Today's Papers

Model Ford

The New York Times leads with President Bush’s nomination of Wall Street vet William Donaldson to head the SEC. Donaldson, who worked in the Ford White House (like many of his soon-to-be co-workers) and was head of the NYSE during the early 1990s, is considered a smooth operator and close to the Bush family. The NYT emphasizes that Bush also announced that he’ll give the SEC’s budget a big boost, nearly doubling it from last year’s level. That’s a significant switch; the White House had been opposed to any big increase. The Los Angeles Times and Washington Post lead with the White House’s warning, via a policy position paper on counter-proliferation, that the U.S. will keep “all its options” open (including use of nukes) in the event of an attack by nuclear, chemical, or biological weapons. Bush has made that point before. USA Today leads with word that the U.S. is “preparing to use” landmines for any invasion of Iraq. As USAT reminds, the Clinton administration promised that the U.S. military would stop using mines everywhere but Korea by 2003. The Bush administration has considered overturning that policy, but hasn’t yet done so.

The Post points out that consumer groups weren’t all that thrilled with the nomination of Donaldson, who hason occasionpushed for looser financial oversight rules. For example, as NYSE chairman, he argued that foreign companies wanting to sell stock in the U.S. shouldn’t have to conform to U.S. disclosure rules.
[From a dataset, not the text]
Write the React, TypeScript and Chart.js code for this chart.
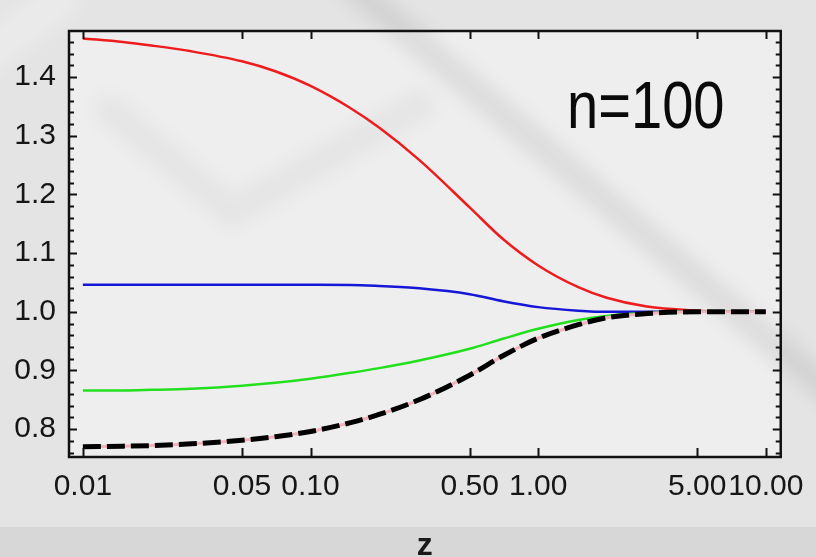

The LAT has a piece inside on something TP mentioned yesterday: CSX, the rail freight company run by Treasury Secretary nominee John Snow, has wiggled its way out of paying federal taxes the past few years. (Read a SlateMoneybox” about Bush’s latest economic appointments, including Donaldson and Snow.)

The WP and NYT both front news that the joint congressional committee investigating 9/11 intel failures is going to release its recommendations tomorrow, calling for, among other things, intel agencies to discipline employees who contributed to 9/11-related lapses. The report mostly avoids naming names and according to some critics, including one senator on the committee, pulls its punches. Sen. Richard Shelby, as the NYT details, said he was particularly ticked off that CIA Director George Tenet escaped lashings.

The LAT also says that the Bush administration has  delayed naming Goldman Sachs chairman Stephen Friedman as top economic adviser because tax-cut conservatives are freaked out that Friedman is a big deficit hawk.

Everybody goes high with word that two Spanish warships (not an armada), acting on tips from U.S. authorities, stopped an unmarked ship yesterday near Yemen and found that it was carrying a dozen Scud missiles. The ship, which was from North Korea, seemed to be on its way to Yemen. The NYT and Wall Street Journal play up the uncertainty factor, saying that U.S. officials still aren’t sure, or at least in agreement about, where the missiles were heading. The Journal explains that some hawks speculate that Iraq was the ultimate drop-off point, though they acknowledged that they don’t have any evidence to support that.

With Scuds and a high-seas interception, this story has a big Bond factor, but the LAT, alone among the papers,  reminds that that doesn’t necessarily mean that the episode is significant: The paper quotes one former National Security Council member pointing out that if indeed the missiles were destined for Yemen, North Korea hasn’t broken any agreements or laws. The paper also quotes “an expert on North Korea” wondering what the big deal is: “It has been known for years that North Korea is exporting missiles. The United States is an exporter of missiles, too.”

Everybody notes inside that Senate Republican leader Trent Lott’s PR problems keep on truckin’: Lott has been under increasing heat for having said during Strom Thurmond’s b-day bash last week, “We wouldn’t have had all these problems over all these years” if folks had voted for Strom as president in 1948, when he ran as a segregationist. Lott’s spokesman has said the comments were just spontaneous and misunderstood. Now, the papers have noticed something Lott said in a 1980 campaign rally, immediately after Thurmond spoke. “You know,” Lott said, “if we had elected this man 30 years ago, we wouldn’t be in the mess we are today.”